This tool helps you decompose large, high-dimensional data into hierarchal substructures.
- Each cluster you see here represents a split that happens often when a random
forest is trained on your data in an unsupervised manner.
More technically, each node you see is a collection of individual nodes in the RF
that were clustered together, and the properties of each node cluster are average properties of the member nodes.
Clustering procedures used to construct these clusters can vary, but by default they are constructed based on changes
in the mean of the output labels for samples the node relative to its parent.
- Each cluster can tell you which samples it frequently observes, and which samples
its sister nodes frequently observe.
Because each cluster observes some samples more often than others, each cluster represents a subspace
of your data.
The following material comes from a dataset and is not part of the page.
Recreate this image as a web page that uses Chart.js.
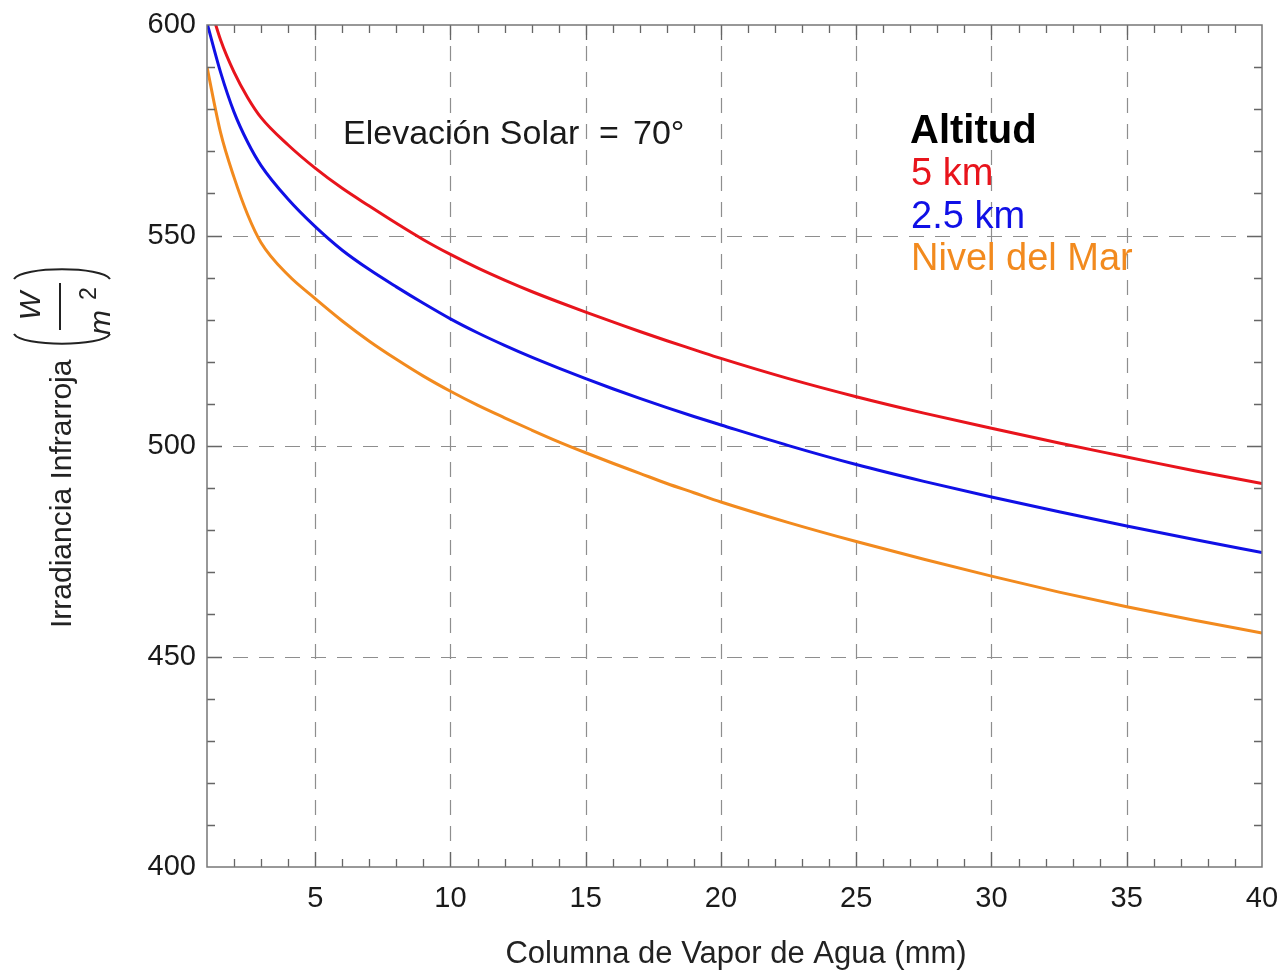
<!DOCTYPE html>
<html>
<head>
<meta charset="utf-8">
<script src="https://cdn.jsdelivr.net/npm/chart.js@4.4.1/dist/chart.umd.min.js"></script>
<style>
  html, body { margin: 0; padding: 0; background: #fff; }
  #wrap { width: 1284px; height: 974px; }
</style>
</head>
<body>
<div id="wrap"><canvas id="c" width="1284" height="974"></canvas></div>
<script>
// Water vapour column (mm)
const waterVapor = [1, 1.5, 2, 2.5, 3, 4, 5, 6, 7, 8, 9, 10, 11, 12, 13, 14, 15, 16, 17, 18, 19, 20,
                    22.5, 25, 27.5, 30, 32.5, 35, 37.5, 40];
// Infrared irradiance (W/m²) at each altitude
const irr5km = [607, 596.5, 588.8, 582.8, 578.0, 571.5, 566.0, 561.2, 557.0, 552.9, 549.0, 545.5,
                542.3, 539.4, 536.7, 534.2, 531.8, 529.5, 527.2, 525.0, 522.9, 520.8,
                516.0, 511.7, 507.8, 504.2, 500.7, 497.4, 494.1, 491.1];
const irr25km = [600.5, 588.8, 579.3, 572.2, 566.6, 558.6, 552.1, 546.5, 541.9, 537.8, 533.9, 530.2,
                 526.9, 523.9, 521.1, 518.5, 516.0, 513.6, 511.3, 509.1, 507.0, 505.0,
                 500.1, 495.6, 491.6, 487.9, 484.4, 481.0, 477.8, 474.7];
const irrSea = [590, 574.5, 563.8, 555.0, 548.3, 540.6, 535.0, 529.7, 524.9, 520.6, 516.6, 513.0,
                509.7, 506.7, 503.8, 501.0, 498.4, 495.9, 493.5, 491.1, 488.9, 486.7,
                481.8, 477.3, 473.1, 469.1, 465.3, 461.8, 458.6, 455.6];

const seriesNames = ['5 km', '2.5 km', 'Nivel del Mar'];
const seriesColors = ['#e8141c', '#1010e6', '#f28a1e'];
const legendTitle = 'Altitud';
const xTickValues = [5, 10, 15, 20, 25, 30, 35, 40];
const yTickValues = [400, 450, 500, 550, 600];
const xTitle = 'Columna de Vapor de Agua (mm)';
const yTitle = 'Irradiancia Infrarroja';
const noteParts = ['Elevación Solar', '=', '70°'];

const FONT = '"Liberation Sans", Arial, Helvetica, sans-serif';

function toPoints(ys) {
  return waterVapor.map((x, i) => ({ x: x, y: ys[i] }));
}

// Dashed grid, inner tick marks and frame (Mathematica-style box)
const framePlugin = {
  id: 'framePlugin',
  beforeDatasetsDraw(chart) {
    const { ctx, chartArea: a, scales: { x, y } } = chart;
    ctx.save();
    ctx.strokeStyle = '#8e8e8e';
    ctx.lineWidth = 1.2;
    ctx.setLineDash([15, 11]);
    xTickValues.forEach(v => {
      if (v <= x.min || v >= x.max) return;
      const px = Math.round(x.getPixelForValue(v)) + 0.5;
      ctx.beginPath(); ctx.moveTo(px, a.bottom); ctx.lineTo(px, a.top); ctx.stroke();
    });
    yTickValues.forEach(v => {
      if (v <= y.min || v >= y.max) return;
      const py = Math.round(y.getPixelForValue(v)) + 0.5;
      ctx.beginPath(); ctx.moveTo(a.left, py); ctx.lineTo(a.right, py); ctx.stroke();
    });
    ctx.restore();
  },
  afterDatasetsDraw(chart) {
    const { ctx, chartArea: a, scales: { x, y } } = chart;
    ctx.save();
    ctx.strokeStyle = '#666';
    ctx.lineWidth = 1.3;
    // x ticks every 1 mm, longer at multiples of 5
    for (let v = Math.ceil(x.min) + 1; v < x.max; v++) {
      const px = Math.round(x.getPixelForValue(v)) + 0.5;
      const len = v % 5 === 0 ? 15 : 8;
      ctx.beginPath();
      ctx.moveTo(px, a.bottom); ctx.lineTo(px, a.bottom - len);
      ctx.moveTo(px, a.top); ctx.lineTo(px, a.top + len);
      ctx.stroke();
    }
    // y ticks every 10, longer at multiples of 50
    for (let v = y.min + 10; v < y.max; v += 10) {
      const py = Math.round(y.getPixelForValue(v)) + 0.5;
      const len = v % 50 === 0 ? 15 : 8;
      ctx.beginPath();
      ctx.moveTo(a.left, py); ctx.lineTo(a.left + len, py);
      ctx.moveTo(a.right, py); ctx.lineTo(a.right - len, py);
      ctx.stroke();
    }
    ctx.strokeStyle = '#777';
    ctx.lineWidth = 1.5;
    ctx.strokeRect(a.left, a.top, a.right - a.left, a.bottom - a.top);
    ctx.restore();
  },
  afterDraw(chart) {
    const { ctx } = chart;
    ctx.save();
    ctx.textBaseline = 'alphabetic';
    ctx.textAlign = 'left';

    // solar elevation note
    ctx.fillStyle = '#1a1a1a';
    ctx.font = '34px ' + FONT;
    ctx.fillText(noteParts[0], 343, 144);
    ctx.fillText(noteParts[1], 599, 144);
    ctx.fillText(noteParts[2], 633, 144);

    // legend block
    ctx.fillStyle = '#000';
    ctx.font = 'bold 40px ' + FONT;
    ctx.fillText(legendTitle, 910, 143);
    ctx.font = '38px ' + FONT;
    const rows = [185, 228, 270];
    seriesNames.forEach((n, i) => {
      ctx.fillStyle = seriesColors[i];
      ctx.fillText(n, 911, rows[i]);
    });

    // x axis title
    ctx.fillStyle = '#222';
    ctx.font = '31px ' + FONT;
    ctx.textAlign = 'center';
    ctx.fillText(xTitle, 736, 963);

    // y axis title with (W / m²)
    ctx.translate(71, 628);
    ctx.rotate(-Math.PI / 2);
    ctx.textAlign = 'left';
    ctx.font = '30px ' + FONT;
    ctx.fillText(yTitle, 0, 0);

    ctx.strokeStyle = '#222';
    ctx.lineWidth = 2;
    // parentheses
    ctx.beginPath();
    ctx.moveTo(294, -57); ctx.bezierCurveTo(281, -49, 281, 31, 294, 39);
    ctx.moveTo(349, -57); ctx.bezierCurveTo(362, -49, 362, 31, 349, 39);
    ctx.stroke();
    // fraction bar
    ctx.beginPath();
    ctx.moveTo(298, -11); ctx.lineTo(345, -11);
    ctx.stroke();
    // numerator and denominator
    ctx.font = 'italic 30px ' + FONT;
    ctx.textAlign = 'center';
    ctx.fillText('W', 322, -31);
    ctx.textAlign = 'left';
    ctx.fillText('m', 293, 39);
    ctx.font = '23px ' + FONT;
    ctx.fillText('2', 328, 25);
    ctx.restore();
  }
};

const datasets = [irr5km, irr25km, irrSea].map((ys, i) => ({
  label: seriesNames[i],
  data: toPoints(ys),
  borderColor: seriesColors[i],
  backgroundColor: seriesColors[i],
  borderWidth: 3,
  pointRadius: 0,
  fill: false,
  cubicInterpolationMode: 'monotone'
}));

new Chart(document.getElementById('c'), {
  type: 'line',
  data: { datasets },
  plugins: [framePlugin],
  options: {
    responsive: false,
    animation: false,
    devicePixelRatio: 1,
    layout: { padding: { left: 0, right: 22, top: 25, bottom: 0 } },
    plugins: { legend: { display: false }, tooltip: { enabled: false } },
    scales: {
      x: {
        type: 'linear',
        min: 1,
        max: 40,
        grid: { display: false, drawTicks: false },
        border: { display: false },
        afterBuildTicks(scale) { scale.ticks = xTickValues.map(v => ({ value: v })); },
        afterFit(scale) { scale.height = 107; scale.paddingLeft = 0; scale.paddingRight = 0; },
        ticks: {
          autoSkip: false,
          maxRotation: 0,
          padding: 15,
          color: '#1a1a1a',
          font: { family: FONT, size: 29 }
        }
      },
      y: {
        type: 'linear',
        min: 400,
        max: 600,
        grid: { display: false, drawTicks: false },
        border: { display: false },
        afterBuildTicks(scale) { scale.ticks = yTickValues.map(v => ({ value: v })); },
        afterFit(scale) { scale.width = 207; scale.paddingTop = 0; scale.paddingBottom = 0; },
        ticks: {
          autoSkip: false,
          padding: 11,
          color: '#1a1a1a',
          font: { family: FONT, size: 29 }
        }
      }
    }
  }
});
</script>
</body>
</html>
The samples in each subsapce are more similar to each other than they are to samples elsewhere.
Intuitively you can think of the clusters presented here as hierarchicaclly clustering your data.
- Each cluster can tell you what changes in output labels it predicts.
The behavior of features in a subspace might be different than the behavior of features
globally. Depending on your data, each subspace might have totally unique feature covariances. Random Forests are helpful in finding out if this is the case.
- Empirically, we observe that the nodes in each cluster usually have a well-defined relationship to nodes in other clusters, but it is not as easy to build
an appealing visual representation of the transitions that frequently occur between nodes. The consensus tree on the left is an approximate best guess, but
for your convenience we also provide a probability ratio measure, which tells you how much more likely you are to encounter a sample in one cluster given that you have already seen it in another.
Additionally we also provide you with transition counts for each cluster to each other cluster.